Musicologically, Sub-Saharan Africa may be divided into four regions;[2]
- The eastern region (light green regions on map) includes the music of Uganda, Kenya, Rwanda, Burundi, Tanzania, Malawi, Mozambique and Zimbabwe as well as the islands of Madagascar, the Seychelles, Mauritius and Comor. Many of these have been influenced by Arabic music and also by the music of India, Indonesia and Polynesia, though the region's indigenous musical traditions are primarily in the mainstream of the sub-Saharan Niger–Congo-speaking peoples.
- The southern region (brown region on map) includes the music of South Africa, Lesotho, Swaziland, Botswana, Namibia and Angola.
- The central region (dark blue region on map) includes the music of Chad, the Central African Republic, the Democratic Republic of the Congo and Zambia, including Pygmy music.
- West African music (yellow region on map) includes the music of Senegal and the Gambia, of Guinea and Guinea-Bissau, Sierra Leone and Liberia, of the inland plains of Mali, Niger and Burkina Faso, the coastal nations of Cote d'Ivoire, Ghana, Togo, Benin, Nigeria, Cameroon, Gabon and the Republic of the Congo as well as islands such as Sao Tome and Principe.

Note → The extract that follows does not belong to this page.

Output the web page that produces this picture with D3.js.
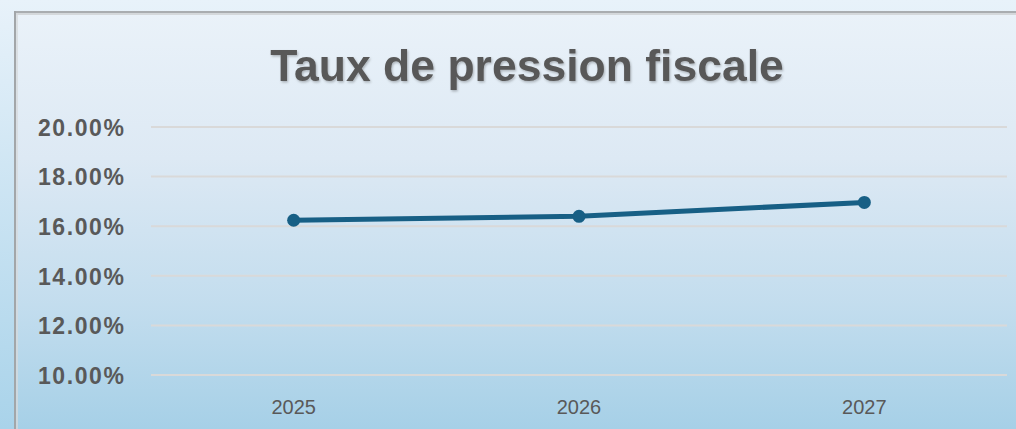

[edit] Musical instruments
Besides using the voice, which has been developed to use various techniques such as complex hard melisma and yodel, a wide array of musical instruments are used. African musical instruments include a wide range of drums, slit gongs, rattles, double bells as well as melodic instruments like string instruments, (musical bows, different types of harps and harp-like instruments such as the Kora as well as fiddles), many kinds of xylophone and lamellophone like the mbira, and different types of wind instrument like flutes and trumpets.Drums used in African traditional music include talking drums, bougarabou and djembe in West Africa, water drums in Central and West Africa, and the different types of ngoma drums (or engoma) in Central and Southern Africa. Other percussion instruments include many rattles and shakers, such as the kosika, rain stick, bells and wood sticks. Also, Africa has lots of other types of drums, and lots of flutes, and lots of stringed and wind instruments.